Fértil en luz, música e historias con la cadencia del paso del dromedario. Tanto sol alumbra cine. También une el desierto. No solo une a las tribus nómades que no saben de qué lado de la frontera viven, toda vez que las dunas se mueven y disuelven líneas políticas trazadas sobre mapas imaginarios.

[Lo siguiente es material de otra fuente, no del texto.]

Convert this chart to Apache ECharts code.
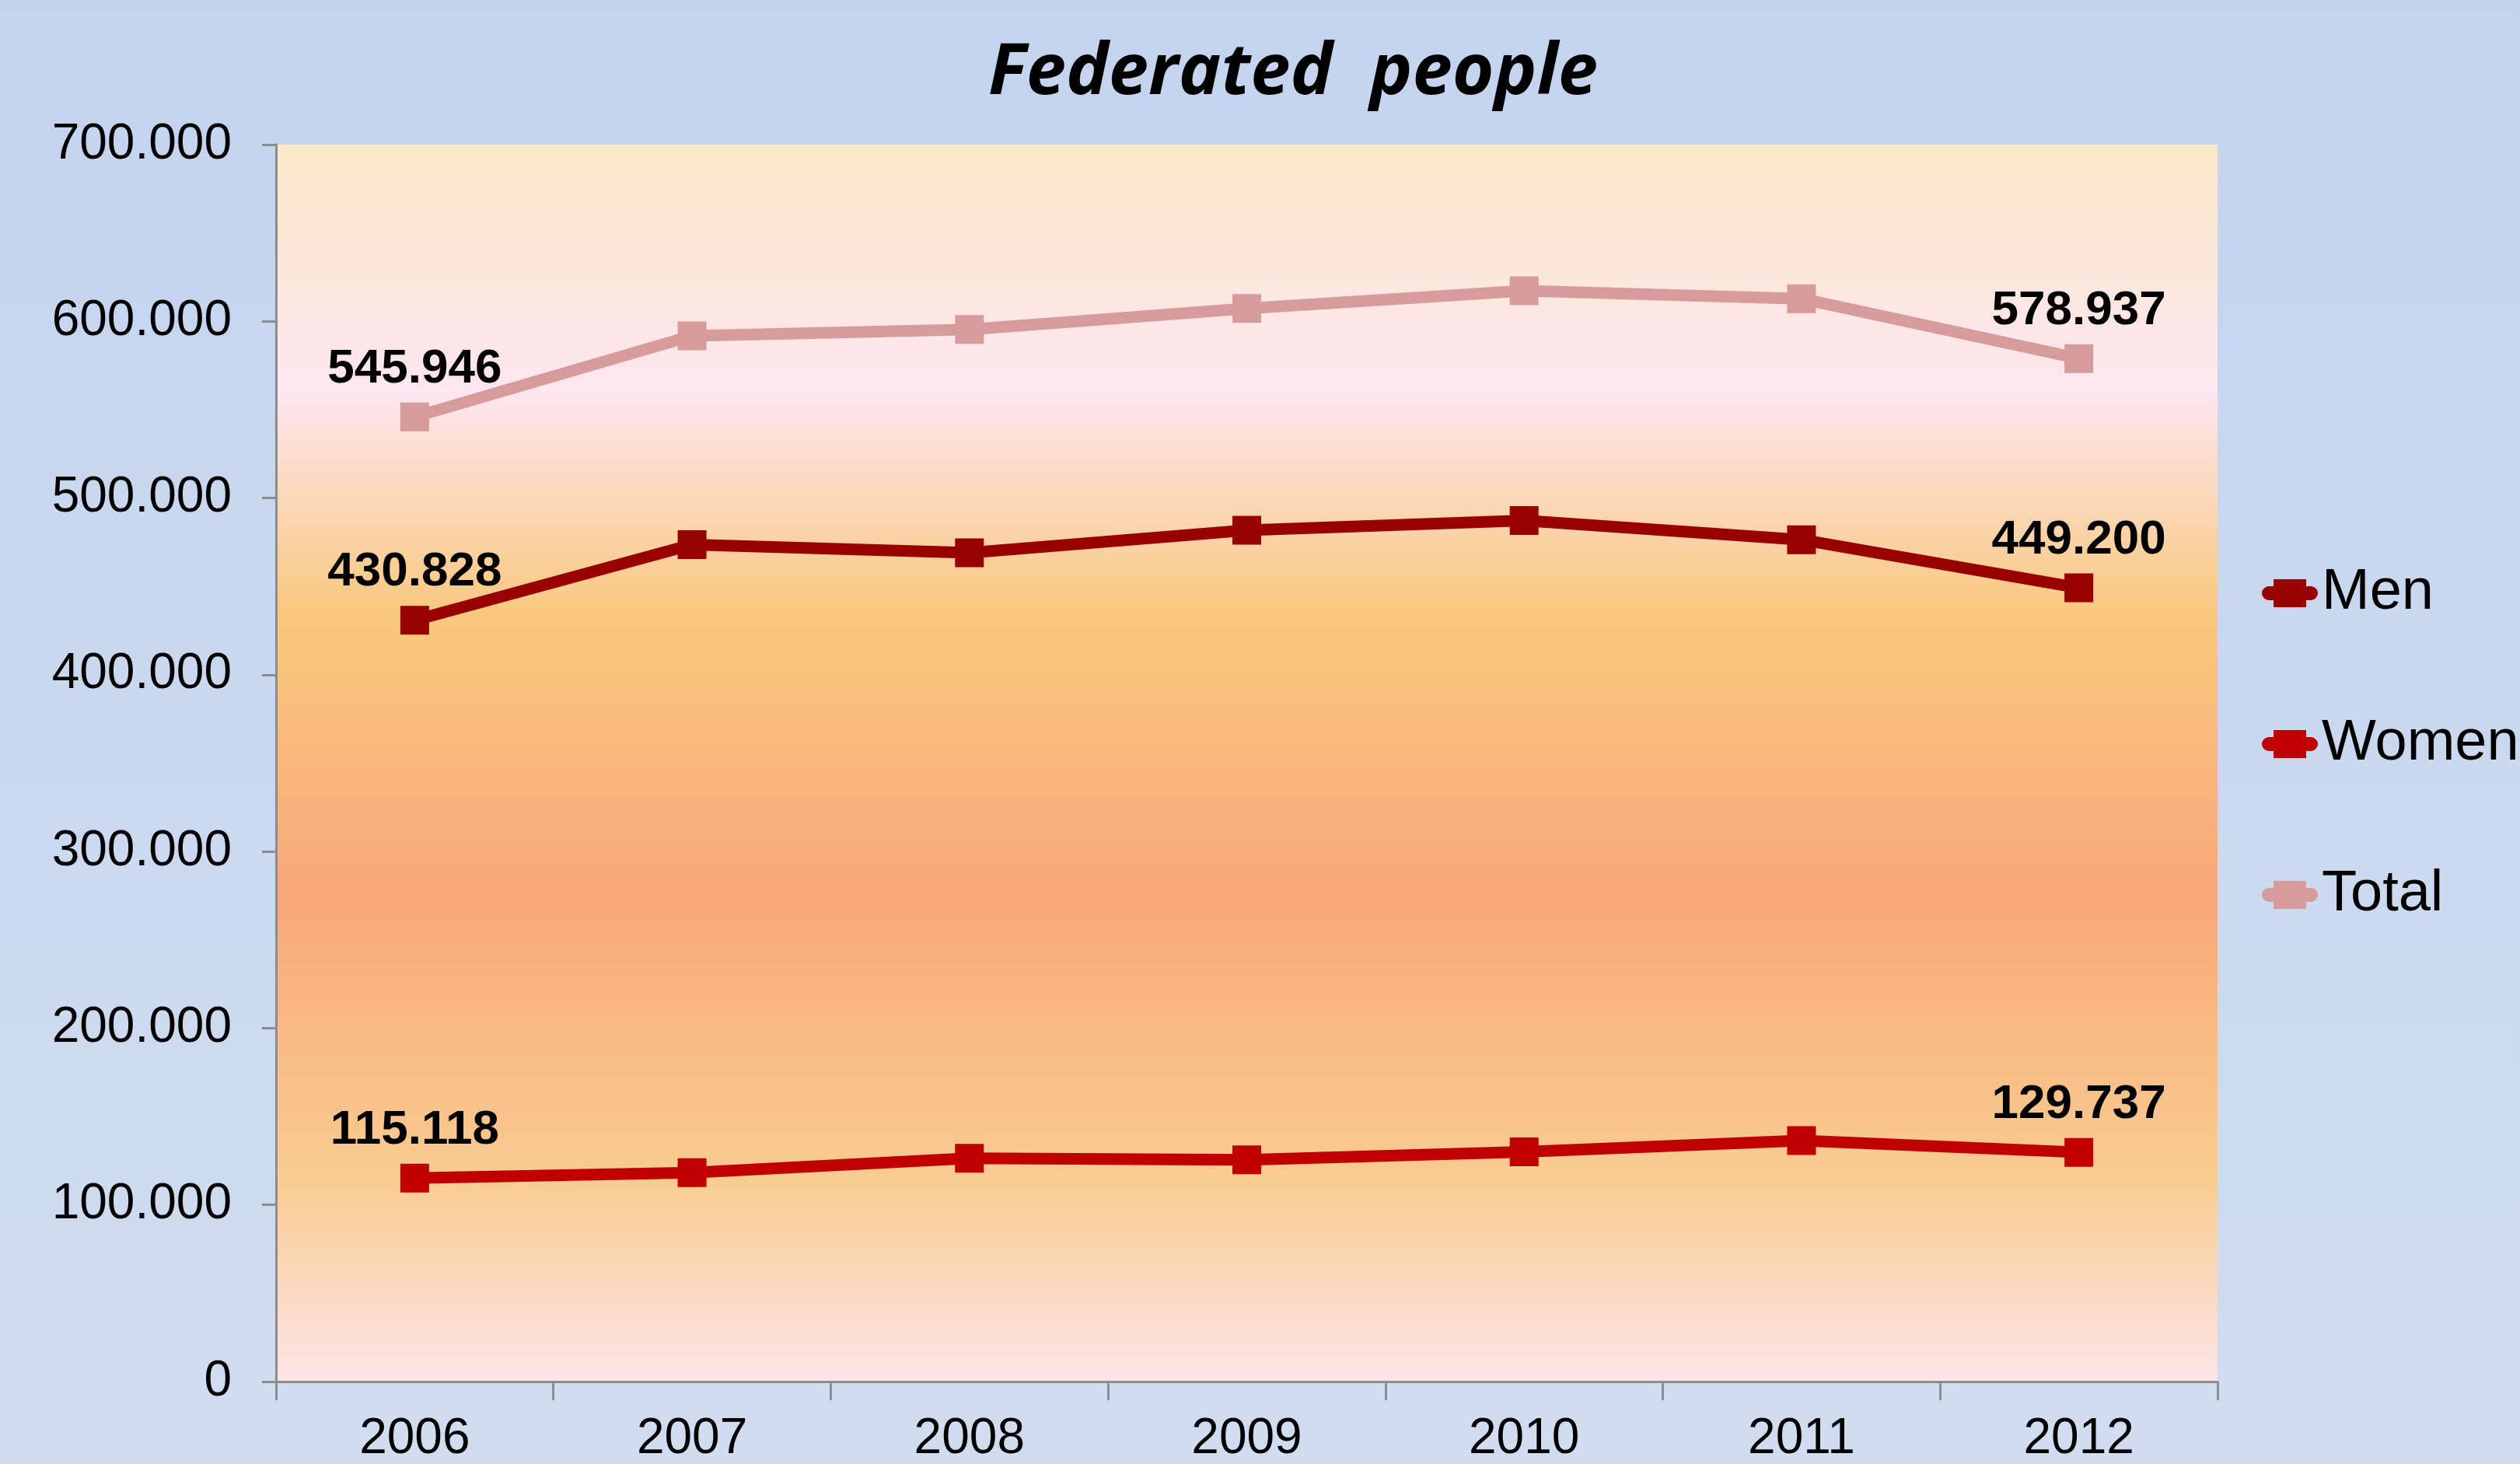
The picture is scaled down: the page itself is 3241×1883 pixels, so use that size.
<!DOCTYPE html>
<html lang="en">
<head>
<meta charset="utf-8">
<title>Federated people</title>
<script src="https://cdn.jsdelivr.net/npm/echarts@6/dist/echarts.min.js"></script>
<style>
  html, body { margin: 0; padding: 0; }
  #chart { width: 3241px; height: 1883px; }
</style>
</head>
<body>
<div id="chart"></div>
<script>
// data
var years = ['2006', '2007', '2008', '2009', '2010', '2011', '2012'];
var men = [430828, 473600, 469000, 481800, 487300, 476400, 449200];
var women = [115118, 118200, 126400, 125500, 130000, 136400, 129737];
var total = [545946, 591800, 595400, 607300, 617300, 612800, 578937];
var seriesNames = ['Men', 'Women', 'Total'];
var seriesColors = ['#990000', '#c00000', '#d69b9b'];

// 545946 -> "545.946"
function fmt(v) {
    return String(v).replace(/\B(?=(\d{3})+(?!\d))/g, '.');
}

// only first and last point get a label
function withEndLabels(arr) {
    return arr.map(function (v, i) {
        var show = (i === 0 || i === arr.length - 1);
        return { value: v, label: { show: show } };
    });
}

// legend icon: thick round-capped line with a square on it
var legendIcon = 'path://M9,9 L63,9 A9,9 0 0 1 63,27 L9,27 A9,9 0 0 1 9,9 Z M15,0 L57,0 L57,36 L15,36 Z';

var myChart = echarts.init(document.getElementById('chart'));

var plotBg = new echarts.graphic.LinearGradient(0, 0, 0, 1, [
    { offset: 0, color: '#fbe8c8' },
    { offset: 0.2, color: '#fde6f0' },
    { offset: 0.38, color: '#f9c87e' },
    { offset: 0.61, color: '#f8a87a' },
    { offset: 0.84, color: '#f9cd92' },
    { offset: 1, color: '#fde4e8' }
]);

function makeSeries(name, data, color) {
    return {
        name: name,
        type: 'line',
        data: withEndLabels(data),
        symbol: 'rect',
        symbolSize: 37,
        lineStyle: { width: 15, color: color },
        itemStyle: { color: color },
        label: {
            position: 'top',
            distance: 12,
            formatter: function (p) { return fmt(p.value); },
            fontFamily: 'Liberation Sans',
            fontWeight: 'bold',
            fontSize: 62,
            color: '#000'
        },
        emphasis: { disabled: true },
        animation: false
    };
}

var option = {
    backgroundColor: new echarts.graphic.LinearGradient(0, 0, 0, 1, [
        { offset: 0, color: '#c4d4ee' },
        { offset: 1, color: '#d1dcf0' }
    ]),
    title: {
        text: 'Federated  people',
        left: 1658,
        textAlign: 'center',
        top: 44,
        textStyle: {
            fontFamily: 'Open Sans',
            fontStyle: 'italic',
            fontWeight: 'bold',
            fontSize: 92,
            color: '#000'
        }
    },
    color: seriesColors,
    legend: {
        data: seriesNames.map(function (n) { return { name: n, icon: legendIcon }; }),
        orient: 'vertical',
        left: 2904,
        top: 716,
        itemWidth: 72,
        itemHeight: 36,
        itemGap: 110,
        textStyle: {
            fontFamily: 'Liberation Sans',
            fontSize: 74,
            lineHeight: 84,
            color: '#000'
        }
    },
    grid: {
        left: 355,
        right: 389,
        top: 186,
        bottom: 105,
        show: true,
        borderWidth: 0,
        backgroundColor: plotBg
    },
    xAxis: {
        type: 'category',
        data: years,
        boundaryGap: true,
        axisLine: { lineStyle: { color: '#8c8c8c', width: 3 } },
        axisTick: { show: true, length: 24, lineStyle: { color: '#8c8c8c', width: 3 } },
        axisLabel: {
            margin: 42,
            fontFamily: 'Liberation Sans',
            fontSize: 64,
            color: '#000'
        },
        splitLine: { show: false }
    },
    yAxis: {
        type: 'value',
        min: 0,
        max: 700000,
        interval: 100000,
        axisLine: { show: true, lineStyle: { color: '#8c8c8c', width: 3 } },
        axisTick: { show: true, length: 18, lineStyle: { color: '#8c8c8c', width: 3 } },
        axisLabel: {
            margin: 57,
            fontFamily: 'Liberation Sans',
            fontSize: 64,
            color: '#000',
            formatter: function (v) { return fmt(v); }
        },
        splitLine: { show: false }
    },
    series: [
        makeSeries(seriesNames[0], men, seriesColors[0]),
        makeSeries(seriesNames[1], women, seriesColors[1]),
        makeSeries(seriesNames[2], total, seriesColors[2])
    ]
};

myChart.setOption(option);
</script>
</body>
</html>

También une el desierto a los habitantes de las ciudades próximas, los que todavía ven palmeras y arbustos, algún árbol, en el último paisaje. Los une la arena en el aire, el cielo naranja furioso al atardecer, y esa respiración seca, resquebrajada, el sol que hiere la piel, incluso en invierno.
A las puertas del Sahara.
Zagora es una de esas ciudades, a pocos kilómetros de que el Sahara haya quedado decretado en los mapas, en el Gran Sur marroquí (parafraseando a Jack Kerouac). Es una ciudad fundada por los colonizadores franceses al sur del Atlas, limpia, nueva, de estética tradicional cuidada, color arena. Antes, la región de Zagora era los pocos pastos, las mimosas en flor, las acacias, los asentamientos nómades y las kasbahs, antiguas fortalezas árabes que siguen siendo espacios comunitarios muy vivos y, de unas décadas a esta parte, codiciados decorados del cine de Hollywood, como los muros de la vecina Ouarzazate.

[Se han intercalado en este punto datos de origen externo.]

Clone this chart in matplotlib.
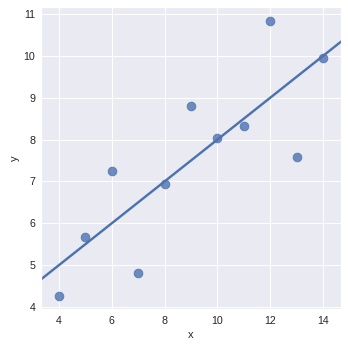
import matplotlib
matplotlib.use("Agg")
import matplotlib.pyplot as plt
import pandas as pd
import seaborn as sns

# Anscombe dataset I
x = [10, 8, 13, 9, 11, 14, 6, 4, 12, 7, 5]
y = [8.04, 6.95, 7.58, 8.81, 8.33, 9.96, 7.24, 4.26, 10.84, 4.82, 5.68]

df = pd.DataFrame({"x": x, "y": y})

sns.set_theme(style="darkgrid")
plt.rcParams["font.family"] = ["Liberation Sans", "DejaVu Sans"]
plt.rcParams["xtick.labelsize"] = 11
plt.rcParams["ytick.labelsize"] = 11
plt.rcParams["axes.labelsize"] = 11.5

fig, ax = plt.subplots(figsize=(5, 5))
ax.set_xlim(3.32, 14.68)
ax.set_ylim(3.95, 11.17)
sns.regplot(data=df, x="x", y="y", ci=None, truncate=False, ax=ax,
            scatter_kws={"s": 80}, line_kws={"lw": 2.5})
ax.set_xlim(3.32, 14.68)
ax.set_ylim(3.95, 11.17)
ax.set_xticks([4, 6, 8, 10, 12, 14])
ax.set_yticks([4, 5, 6, 7, 8, 9, 10, 11])
ax.tick_params(axis="x", length=0, pad=7)
ax.tick_params(axis="y", length=0, pad=6)

fig.subplots_adjust(left=0.118, right=0.980, top=0.980, bottom=0.112)
fig.savefig("out.png", dpi=69.6)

En Zagora, desde hace más de diez años, se organiza el Festival de Cine Transsahariano, que simboliza esa unión de desiertos en pantalla. Como en cada edición, la duodécima -que ha finalizado hace unos días, bajo el lema 'Cine y Tolerancia'- ha mostrado una selección de filmes cuyo común denominador es el desierto, presente, en Sonora, Atacama o Gobi; o intuido detrás de los cristales y el aire acondicionado de un gran rascacielos de Bahrein.
Porque el desierto no es solo arena. Hay oasis y padeceres en los paraísos artificiales como los de las potencias petroleras de Medio Oriente y también en las cabañas de paja de los recolectores de dátiles pobres de Irak.